This is a match-making section for OHAMR Call for proposals 2026.
H - Human Health
Antimicrobial resistance; Antimicrobial targets; Biofilm production; Phage research; Antimicrobial treatment
The Michael Ogon Laboratory for Orthopaedic Research (MOLOR) is based at the Orthopaedic Hospital Speising, one of Europe’s leading orthopaedic centres which performs more than 9,000 surgical procedures annually. MOLOR conducts cutting-edge basic and translational research aimed at improving the understanding and treatment of musculoskeletal disorders. One of the laboratory\'s primary research focuses is periprosthetic joint infection (PJI), one of the most challenging and complex complications in orthopaedics. MOLOR provides a unique research infrastructure, including a prospectively collected, ethics-approved musculoskeletal biobank with thousands of clinically well-characterised, consented human samples including periprosthetic synovial fluids and paired tissues collected from approximately 2000 hip and knee revision arthroplasty cases. This is complemented by an isolate collection of more than 2000 clinical strains, primarily from PJI cases, spanning a broad microbiological and antimicrobial resistance spectrum, each linked to extensive clinical metadata. The laboratory houses a fully equipped BSL-2 microbiology facility and a molecular biology laboratory, enabling integrated culture-based, molecular, and genomic analyses. MOLOR is an active partner in the Horizon Europe DRAIGON consortium (https://www.draigon.eu/), which aims to accelerate pathogen detection and antimicrobial resistance prediction in PJI through combined microbiological and molecular approaches. MOLOR’s research goals include characterizing the PJI microbial spectrum, elucidating antimicrobial resistance mechanisms, advancing understanding of biofilm biology, and investigating PJI aetiology and epidemiology, as well as exploring phage-based therapeutic approaches. MOLOR offers high-quality clinical materials, strong microbiology and molecular expertise, and robust collaborative capacity for multidisciplinary research consortia. The close academic collaboration between microbiologists, molecular biologists, and clinicians consistently translates into high-quality scientific publications.

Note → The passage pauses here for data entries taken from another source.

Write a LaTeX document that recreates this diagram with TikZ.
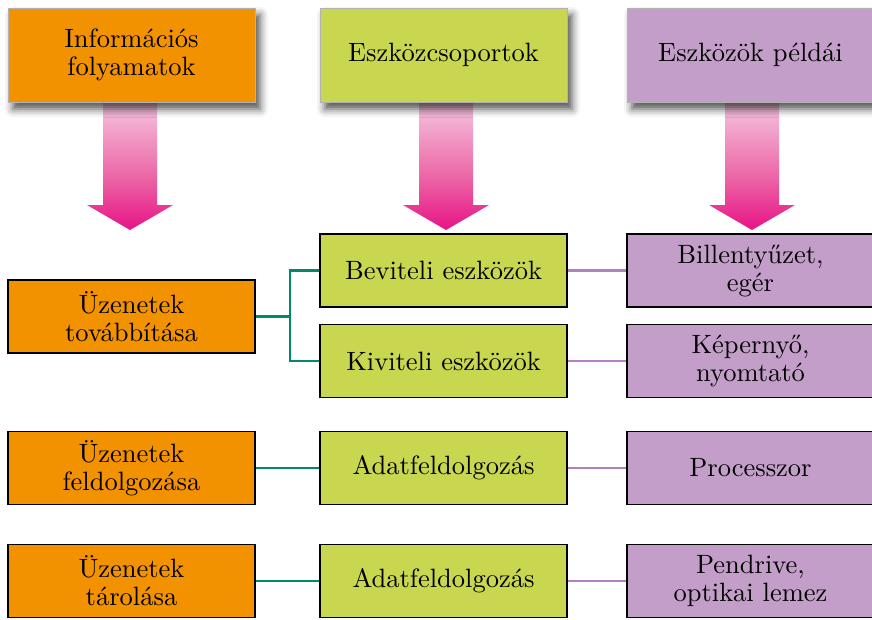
\documentclass[tikz,border=0pt]{standalone}
\usepackage{fontspec}
\setmainfont{lmroman10-regular}[Extension=.otf]
\usetikzlibrary{shadows.blur}
\definecolor{orangebox}{RGB}{243,146,0}
\definecolor{greenbox}{RGB}{200,214,80}
\definecolor{purplebox}{RGB}{195,158,201}
\definecolor{gline}{RGB}{0,138,104}
\definecolor{pline}{RGB}{180,128,192}
\definecolor{magarrow}{RGB}{230,0,126}
\definecolor{pinkmid}{RGB}{236,100,165}
\definecolor{pinklight}{RGB}{245,200,225}
\definecolor{pinkpale}{RGB}{252,238,245}
\pgfdeclareverticalshading{arrowshade}{100bp}{color(0bp)=(magarrow); color(20bp)=(magarrow); color(45bp)=(pinkmid); color(75bp)=(pinklight); color(100bp)=(pinkpale)}
\begin{document}
\begin{tikzpicture}[x=1pt,y=-1pt,
  txt/.style={font=\fontsize{26.5}{28}\selectfont, align=center, inner sep=0pt},
  header/.style={txt, minimum width=247pt, minimum height=94pt, draw=black!30, line width=0.8pt,
    blur shadow={shadow xshift=5pt, shadow yshift=-7pt, shadow blur radius=8pt, shadow opacity=70}},
  rowbox/.style={txt, minimum width=247pt, minimum height=73pt, draw=black, line width=1.5pt},
  obox/.style={rowbox, fill=orangebox},
  gbox/.style={rowbox, fill=greenbox},
  pbox/.style={rowbox, fill=purplebox},
  gconn/.style={draw=gline, line width=2.6pt},
  pconn/.style={draw=pline, line width=2.6pt},
  bigarrow/.style={shading=arrowshade}
]
\useasboundingbox (0,0) rectangle (872,619);

% arrows
\foreach \cx in {130,446,752}{
  \shade[bigarrow] (\cx-27,100) -- (\cx+27,100) -- (\cx+27,205) -- (\cx+43,205) -- (\cx,230)
     -- (\cx-43,205) -- (\cx-27,205) -- cycle;
}

% headers
\node[header, fill=orangebox] (h1) at (131.5,55) {Információs\\folyamatok};
\node[header, fill=greenbox] (h2) at (443.5,55) {Eszközcsoportok};
\node[header, fill=purplebox] (h3) at (750.5,55) {Eszközök példái};

% row 1
\node[obox] (u1) at (131.5,316.5) {Üzenetek\\továbbítása};
\node[gbox] (bev) at (443.5,270.5) {Beviteli eszközök};
\node[gbox] (kiv) at (443.5,361) {Kiviteli eszközök};
\node[pbox] (p1) at (750.5,270.5) {Billentyűzet,\\egér};
\node[pbox] (p2) at (750.5,361) {Képernyő,\\nyomtató};

% row 2
\node[obox] (u2) at (131.5,468) {Üzenetek\\feldolgozása};
\node[gbox] (a1) at (443.5,468) {Adatfeldolgozás};
\node[pbox] (p3) at (750.5,468) {Processzor};

% row 3
\node[obox] (u3) at (131.5,581) {Üzenetek\\tárolása};
\node[gbox] (a2) at (443.5,581) {Adatfeldolgozás};
\node[pbox] (p4) at (750.5,581) {Pendrive,\\optikai lemez};

% connectors
\coordinate (j) at (290,0);
\draw[gconn] (u1.east) -- (u1.east -| j);
\draw[gconn] (bev.west) -- (bev.west -| j) -- (kiv.west -| j) -- (kiv.west);
\draw[gconn] (u2.east) -- (a1.west);
\draw[gconn] (u3.east) -- (a2.west);
\draw[pconn] (bev.east) -- (p1.west);
\draw[pconn] (kiv.east) -- (p2.west);
\draw[pconn] (a1.east) -- (p3.west);
\draw[pconn] (a2.east) -- (p4.west);
\end{tikzpicture}
\end{document}
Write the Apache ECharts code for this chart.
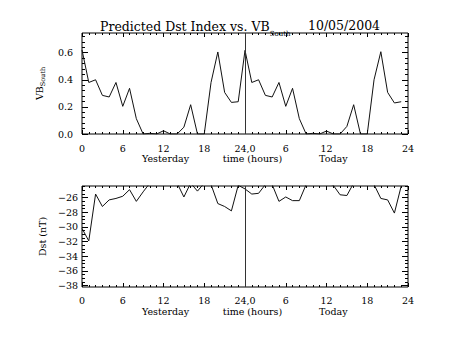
<!DOCTYPE html>
<html>
<head>
<meta charset="utf-8">
<script src="https://cdn.jsdelivr.net/npm/echarts@6/dist/echarts.min.js"></script>
<style>html,body{margin:0;padding:0;background:#fff}#c{width:453px;height:340px}</style>
</head>
<body>
<div id="c"></div>
<script>
// hours since start of "Yesterday"
var hours = [0,1,2,3,4,5,6,7,8,9,10,11,12,13,14,15,16,17,18,19,20,21,22,23,
             24,25,26,27,28,29,30,31,32,33,34,35,36,37,38,39,40,41,42,43,44,45,46,47];
var vbSouth = [0.62,0.38,0.40,0.285,0.273,0.38,0.204,0.337,0.113,0.0,0.005,0.0,0.024,0.0,0.0,0.05,0.216,0.0,0.0,0.38,0.605,0.307,0.233,0.238,
               0.617,0.38,0.40,0.285,0.273,0.38,0.204,0.337,0.113,0.0,0.005,0.0,0.022,0.0,0.0,0.056,0.216,0.0,0.0,0.40,0.607,0.307,0.229,0.238];
var dst = [-30.2,-31.9,-25.5,-27.2,-26.3,-26.1,-25.8,-24.9,-26.5,-25.2,-24.0,-24.0,-24.0,-24.0,-24.0,-25.9,-24.0,-25.1,-24.0,-24.2,-26.8,-27.2,-27.8,-24.3,
           -24.8,-25.5,-25.4,-24.2,-24.2,-26.5,-25.9,-26.4,-26.4,-24.2,-24.0,-24.0,-24.0,-24.3,-25.6,-25.7,-24.0,-24.0,-24.0,-24.2,-26.1,-26.3,-28.1,-24.4];
var xTickLabels = ['0','6','12','18','24,0','6','12','18','24'];
var xTitles = ['Yesterday','time (hours)','Today'];
var vbTicks = [0.0,0.2,0.4,0.6];
var dstTicks = [-38,-36,-34,-32,-30,-28,-26];
var dividerHour = 24;

var FONT = 'DejaVu Serif';
var vbRange = [0, 0.745];
var dstRange = [-38.2, -24.4];

function minorList(lo, hi, step, majors) {
  var out = [];
  var n = Math.round((hi - lo) / step);
  for (var i = 0; i <= n; i++) {
    var v = +(lo + i * step).toFixed(4);
    var isMajor = majors.some(function (m) { return Math.abs(m - v) < 1e-6; });
    if (!isMajor) out.push(v);
  }
  return out;
}
var vbMinor = minorList(0, 0.72, 0.04, vbTicks);
var dstMinor = minorList(-38, -24.5, 0.5, dstTicks);

function pairs(ys) { return hours.map(function (h, i) { return [h, ys[i]]; }); }

function xAxisCfg(grid, pos, labels) {
  return {
    type: 'value', gridIndex: grid, position: pos, min: 0, max: 48, interval: 6,
    axisLine: { show: false, onZero: false },
    axisTick: { show: true, inside: true, length: 4, lineStyle: { color: '#000' } },
    minorTick: { show: true, splitNumber: 6, length: 2, lineStyle: { color: '#000' } },
    splitLine: { show: false }, minorSplitLine: { show: false },
    axisLabel: labels ? {
      show: true, margin: grid === 0 ? 9 : 8, color: '#000', fontFamily: FONT, fontSize: 9.5,
      formatter: function (v) { return xTickLabels[Math.round(v / 6)]; }
    } : { show: false }
  };
}
function xTitleAxis(grid) {
  return {
    type: 'value', gridIndex: grid, position: 'bottom', min: 0, max: 48,
    axisLine: { show: false, onZero: false }, axisTick: { show: false },
    splitLine: { show: false },
    axisLabel: {
      show: true, margin: 19, color: '#000', fontFamily: FONT, fontSize: 9.5,
      customValues: [12.3, 25.1, 37],
      formatter: function (v) { return v < 18 ? xTitles[0] : (v < 30 ? xTitles[1] : xTitles[2]); }
    }
  };
}
function yAxisCfg(grid, pos, range, ticks, len, labelCfg, nameCfg) {
  var a = {
    type: 'value', gridIndex: grid, position: pos, min: range[0], max: range[1],
    axisLine: { show: false, onZero: false },
    axisTick: { show: true, inside: true, length: len, customValues: ticks, lineStyle: { color: '#000' } },
    splitLine: { show: false },
    axisLabel: labelCfg || { show: false }
  };
  if (nameCfg) { for (var k in nameCfg) a[k] = nameCfg[k]; }
  return a;
}

var chart = echarts.init(document.getElementById('c'), null, { renderer: 'svg' });
chart.setOption({
  animation: false,
  backgroundColor: '#fff',
  title: [{
    text: '{a|Predicted Dst Index vs. VB}{s|South}',
    left: 100, top: 15, padding: 0,
    textStyle: { fontWeight: 'normal', rich: {
      a: { fontFamily: FONT, fontSize: 12.5, fontWeight: 'normal', lineHeight: 22, color: '#000' },
      s: { fontFamily: FONT, fontSize: 7, fontWeight: 'normal', lineHeight: 7, verticalAlign: 'bottom', color: '#000' }
    } }
  }, {
    text: '10/05/2004', left: 308, top: 18.5, padding: 0,
    textStyle: { fontFamily: FONT, fontSize: 12.5, fontWeight: 'normal', color: '#000' }
  }],
  grid: [
    { left: 82, top: 33, width: 326, height: 101, show: true, borderColor: '#000', borderWidth: 1, backgroundColor: 'transparent' },
    { left: 82, top: 186, width: 326, height: 101, show: true, borderColor: '#000', borderWidth: 1, backgroundColor: 'transparent' }
  ],
  xAxis: [
    xAxisCfg(0, 'bottom', true), xAxisCfg(0, 'top', false),
    xAxisCfg(1, 'bottom', true), xAxisCfg(1, 'top', false),
    xTitleAxis(0), xTitleAxis(1)
  ],
  yAxis: [
    yAxisCfg(0, 'left', vbRange, vbTicks, 6, {
      show: true, margin: 9, color: '#000', fontFamily: FONT, fontSize: 9.5, customValues: vbTicks,
      formatter: function (v) { return v.toFixed(1); }
    }, {
      name: '{a|VB}{s|South}', nameLocation: 'middle', nameGap: 36, nameRotate: 90,
      nameTextStyle: { rich: {
        a: { fontFamily: FONT, fontSize: 9.5, lineHeight: 14, color: '#000' },
        s: { fontFamily: FONT, fontSize: 6.5, lineHeight: 7, verticalAlign: 'bottom', color: '#000' }
      } }
    }),
    yAxisCfg(0, 'left', vbRange, vbMinor, 3),
    yAxisCfg(0, 'right', vbRange, vbTicks, 6),
    yAxisCfg(0, 'right', vbRange, vbMinor, 3),
    yAxisCfg(1, 'left', dstRange, dstTicks, 6, {
      show: true, margin: 4, color: '#000', fontFamily: FONT, fontSize: 9.5, customValues: dstTicks,
      formatter: function (v) { return '\u2212' + Math.abs(v); }
    }, {
      name: 'Dst (nT)', nameLocation: 'middle', nameGap: 30, nameRotate: 90,
      nameTextStyle: { fontFamily: FONT, fontSize: 9.5, color: '#000' }
    }),
    yAxisCfg(1, 'left', dstRange, dstMinor, 3),
    yAxisCfg(1, 'right', dstRange, dstTicks, 6),
    yAxisCfg(1, 'right', dstRange, dstMinor, 3)
  ],
  series: [{
    type: 'line', xAxisIndex: 0, yAxisIndex: 0, data: pairs(vbSouth),
    symbol: 'none', clip: true, lineStyle: { color: '#111', width: 1 },
    markLine: { silent: true, symbol: ['none', 'none'], label: { show: false },
      lineStyle: { color: '#333', type: 'solid', width: 1 }, data: [{ xAxis: dividerHour }] }
  }, {
    type: 'line', xAxisIndex: 2, yAxisIndex: 4, data: pairs(dst),
    symbol: 'none', clip: true, lineStyle: { color: '#111', width: 1 },
    markLine: { silent: true, symbol: ['none', 'none'], label: { show: false },
      lineStyle: { color: '#333', type: 'solid', width: 1 }, data: [{ xAxis: dividerHour }] }
  }]
});
</script>
</body>
</html>
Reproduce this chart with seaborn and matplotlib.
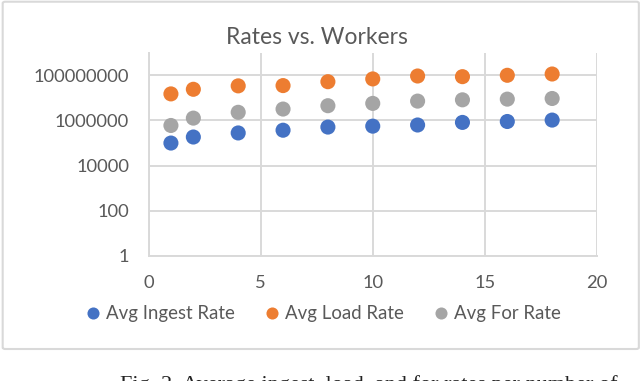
import pandas as pd
import matplotlib.pyplot as plt
import seaborn as sns
from matplotlib.patches import FancyBboxPatch

# Data
workers = [1, 2, 4, 6, 8, 10, 12, 14, 16, 18]
ingest_rate = [1.0e5, 1.85e5, 2.8e5, 3.7e5, 5.1e5, 5.6e5, 6.3e5, 8.2e5, 9.0e5, 1.04e6]
load_rate = [1.5e7, 2.4e7, 3.4e7, 3.5e7, 5.2e7, 6.9e7, 9.3e7, 8.7e7, 1.0e8, 1.14e8]
for_rate = [6.0e5, 1.27e6, 2.3e6, 3.2e6, 4.5e6, 5.7e6, 7.2e6, 8.2e6, 8.8e6, 9.4e6]
series_names = ["Avg Ingest Rate", "Avg Load Rate", "Avg For Rate"]
colors = ["#4472C4", "#ED7D31", "#A5A5A5"]
y_ticks = [1, 100, 10000, 1000000, 100000000]

df = pd.DataFrame({
    "Workers": workers * 3,
    "Rate": ingest_rate + load_rate + for_rate,
    "Series": [s for s in series_names for _ in workers],
})

sns.set_style("white")
plt.rcParams["font.family"] = ["Lato", "DejaVu Sans"]

fig = plt.figure(figsize=(6.4, 3.81), dpi=100)
ax = fig.add_axes([148.5 / 640, 1 - 256 / 381, (597 - 148.5) / 640, (256 - 52.7) / 381])

sns.scatterplot(data=df, x="Workers", y="Rate", hue="Series", hue_order=series_names,
                palette=colors, s=118, linewidth=0, ax=ax, legend=True, zorder=3)

ax.set_yscale("log")
ax.set_ylim(1, 1e9)
ax.set_xlim(0, 20)
ax.set_yticks(y_ticks)
ax.set_yticklabels([str(t) for t in y_ticks])
ax.minorticks_off()
ax.set_xticks([0, 5, 10, 15, 20])
ax.grid(True, color="#d9d9d9", linewidth=1.4)
ax.set_axisbelow(True)
for side in ["top", "right"]:
    ax.spines[side].set_visible(False)
for side in ["left", "bottom"]:
    ax.spines[side].set_color("#d9d9d9")
    ax.spines[side].set_linewidth(1.4)
ax.tick_params(axis="y", length=0, labelsize=13.2, labelcolor="#595959", pad=14)
ax.tick_params(axis="x", length=0, labelsize=13.2, labelcolor="#595959", pad=14)
ax.set_xlabel("")
ax.set_ylabel("")

fig.text(316.5 / 640, 1 - 37 / 381, "Rates vs. Workers", ha="center", va="center",
         fontsize=16.5, color="#595959")

handles, labels = ax.get_legend_handles_labels()
ax.legend(handles, labels, loc="center", bbox_to_anchor=(323.5 / 640, 1 - 314 / 381),
          bbox_transform=fig.transFigure, ncol=3, frameon=False,
          fontsize=13.4, labelcolor="#595959", handlelength=0.8, handletextpad=0.3,
          columnspacing=1.6, markerscale=0.8, borderpad=0)

# chart border
fig.patches.append(FancyBboxPatch((0.0042, 0.084), 0.994, 0.9115,
                                  boxstyle="round,pad=0,rounding_size=0.004",
                                  transform=fig.transFigure, fill=False,
                                  edgecolor="#d9d9d9", linewidth=1.5))

# caption (cut off at the bottom of the image)
fig.text(120 / 640, 1 - 390 / 381, "Fig. 2. Average ingest, load, and for rates per number of",
         ha="left", va="baseline", fontsize=16, family="Liberation Serif", color="#222222")

fig.savefig("out.png", dpi=100)
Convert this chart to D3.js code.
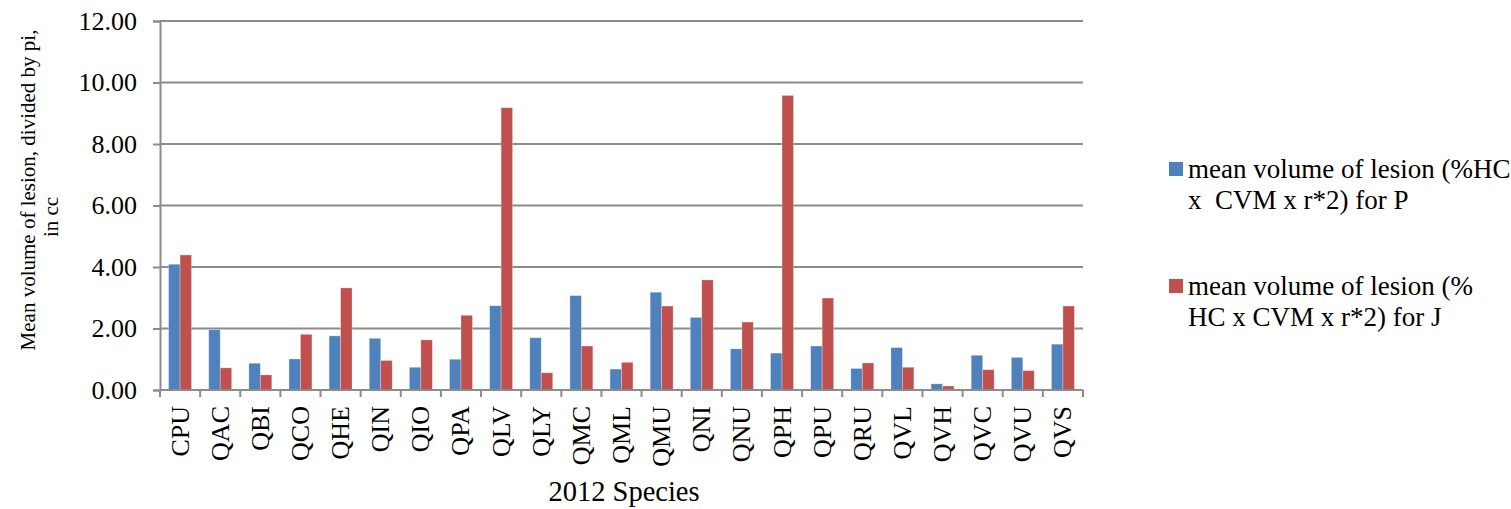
<!DOCTYPE html>
<html>
<head>
<meta charset="utf-8">
<script src="https://cdn.jsdelivr.net/npm/d3@7"></script>
<style>
  body { margin: 0; background: #fff; }
  svg text { font-family: "Liberation Serif", "Times New Roman", serif; fill: #000; }
</style>
</head>
<body>
<svg id="chart" width="1511" height="509"></svg>
<script>
// species codes along the x axis
const categories = ["CPU", "QAC", "QBI", "QCO", "QHE", "QIN", "QIO", "QPA", "QLV", "QLY", "QMC", "QML",
  "QMU", "QNI", "QNU", "QPH", "QPU", "QRU", "QVL", "QVH", "QVC", "QVU", "QVS"];

const seriesP = [4.09, 1.96, 0.87, 1.01, 1.76, 1.68, 0.74, 1.00, 2.74, 1.70, 3.07, 0.68,
  3.18, 2.36, 1.34, 1.20, 1.43, 0.70, 1.38, 0.20, 1.13, 1.06, 1.49];
const seriesJ = [4.39, 0.72, 0.49, 1.81, 3.32, 0.96, 1.63, 2.43, 9.18, 0.56, 1.43, 0.90,
  2.73, 3.58, 2.21, 9.58, 2.99, 0.88, 0.74, 0.13, 0.66, 0.63, 2.73];

const yTicks = [0, 2, 4, 6, 8, 10, 12];

const seriesNames = [
  ["mean volume of lesion (%HC", "x  CVM x r*2) for P"],
  ["mean volume of lesion (%", "HC x CVM x r*2) for J"]
];
const colors = ["#4F81BD", "#C0504D"];

const svg = d3.select("#chart");
const margin = { left: 160, right: 1083, top: 21, bottom: 390 };
const gridColor = "#8c8c8c";
const serif = "Liberation Serif, Times New Roman, serif";

let x = d3.scaleBand()
  .domain(categories)
  .range([margin.left, margin.right]);

// two bars per species, Excel-style gap width of 150%
let inner = d3.scaleBand()
  .domain([0, 1])
  .range([0, x.bandwidth()])
  .paddingInner(0)
  .paddingOuter(0.75);

let y = d3.scaleLinear()
  .domain([0, 12])
  .range([margin.bottom, margin.top]);

// gridlines
svg.append("g")
  .selectAll("line")
  .data(yTicks.filter(d => d > 0))
  .join("line")
  .attr("x1", margin.left).attr("x2", margin.right)
  .attr("y1", d => y(d)).attr("y2", d => y(d))
  .style("stroke", gridColor)
  .style("stroke-width", 2);

// bars
const rows = categories.map((c, i) => ({ name: c, values: [seriesP[i], seriesJ[i]] }));

let groups = svg.append("g")
  .selectAll("g")
  .data(rows)
  .join("g")
  .attr("transform", d => `translate(${x(d.name)},0)`);

groups.selectAll("rect")
  .data(d => d.values.map((v, k) => ({ k: k, v: v })))
  .join("rect")
  .attr("x", d => inner(d.k))
  .attr("width", inner.bandwidth())
  .attr("y", d => y(d.v))
  .attr("height", d => y(0) - y(d.v))
  .style("fill", d => colors[d.k])
  .style("stroke", "#fff")
  .style("stroke-opacity", 0.35)
  .style("stroke-width", 0.8);

// y axis
let yAxis = svg.append("g")
  .attr("transform", `translate(${margin.left},0)`)
  .call(d3.axisLeft(y)
    .tickValues(yTicks)
    .tickFormat(d3.format(".2f"))
    .tickSize(7)
    .tickPadding(16));

yAxis.attr("font-family", serif);
yAxis.selectAll("path, line").style("stroke", gridColor).style("stroke-width", 2);
yAxis.selectAll("text")
  .style("font-family", serif)
  .style("font-size", "26px")
  .style("fill", "#000");

// x axis: line, boundary ticks, rotated labels
let xAxis = svg.append("g");
xAxis.append("line")
  .attr("x1", margin.left).attr("x2", margin.right)
  .attr("y1", margin.bottom).attr("y2", margin.bottom)
  .style("stroke", gridColor)
  .style("stroke-width", 2);

xAxis.selectAll(".tick")
  .data(categories.map(c => x(c)).concat([x.range()[1]]))
  .join("line")
  .attr("class", "tick")
  .attr("x1", d => d).attr("x2", d => d)
  .attr("y1", margin.bottom).attr("y2", margin.bottom + 7)
  .style("stroke", gridColor)
  .style("stroke-width", 2);

xAxis.selectAll("text")
  .data(categories)
  .join("text")
  .attr("transform", d => `translate(${x(d) + x.bandwidth() / 2 + 8.5},${margin.bottom + 16}) rotate(-90)`)
  .attr("text-anchor", "end")
  .style("font-family", serif)
  .style("font-size", "26px")
  .text(d => d);

// axis titles
svg.append("text")
  .attr("x", 624)
  .attr("y", 501)
  .attr("text-anchor", "middle")
  .style("font-family", serif)
  .style("font-size", "28.5px")
  .text("2012 Species");

svg.append("text")
  .attr("transform", "translate(35,190) rotate(-90)")
  .attr("text-anchor", "middle")
  .style("font-family", serif)
  .style("font-size", "21px")
  .text("Mean volume of lesion, divided by pi,");

svg.append("text")
  .attr("transform", "translate(58,217) rotate(-90)")
  .attr("text-anchor", "middle")
  .style("font-family", serif)
  .style("font-size", "21px")
  .text("in cc");

// legend
const legendY = [162, 279];
let legend = svg.append("g")
  .selectAll("g")
  .data(seriesNames)
  .join("g")
  .attr("transform", (d, i) => `translate(1169,${legendY[i]})`);

legend.append("rect")
  .attr("width", 14).attr("height", 14)
  .style("fill", (d, i) => colors[i]);

legend.append("text")
  .attr("x", 19)
  .attr("y", 16)
  .style("font-family", serif)
  .style("font-size", "27px")
  .style("white-space", "pre")
  .selectAll("tspan")
  .data(d => d)
  .join("tspan")
  .attr("x", 19)
  .attr("dy", (d, i) => i === 0 ? 0 : 31)
  .text(d => d);
</script>
</body>
</html>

MOLOR seeks partnerships that leverage its clinical samples, isolate collection, and microbiology/molecular expertise, with a strong translational focus. Key interests include characterizing the PJI microbial landscape, elucidating antibiotic resistance mechanisms, developing antimicrobial therapies, investigating biofilm biology and epidemiology, and exploring innovative strategies such as bacteriophage-based approaches.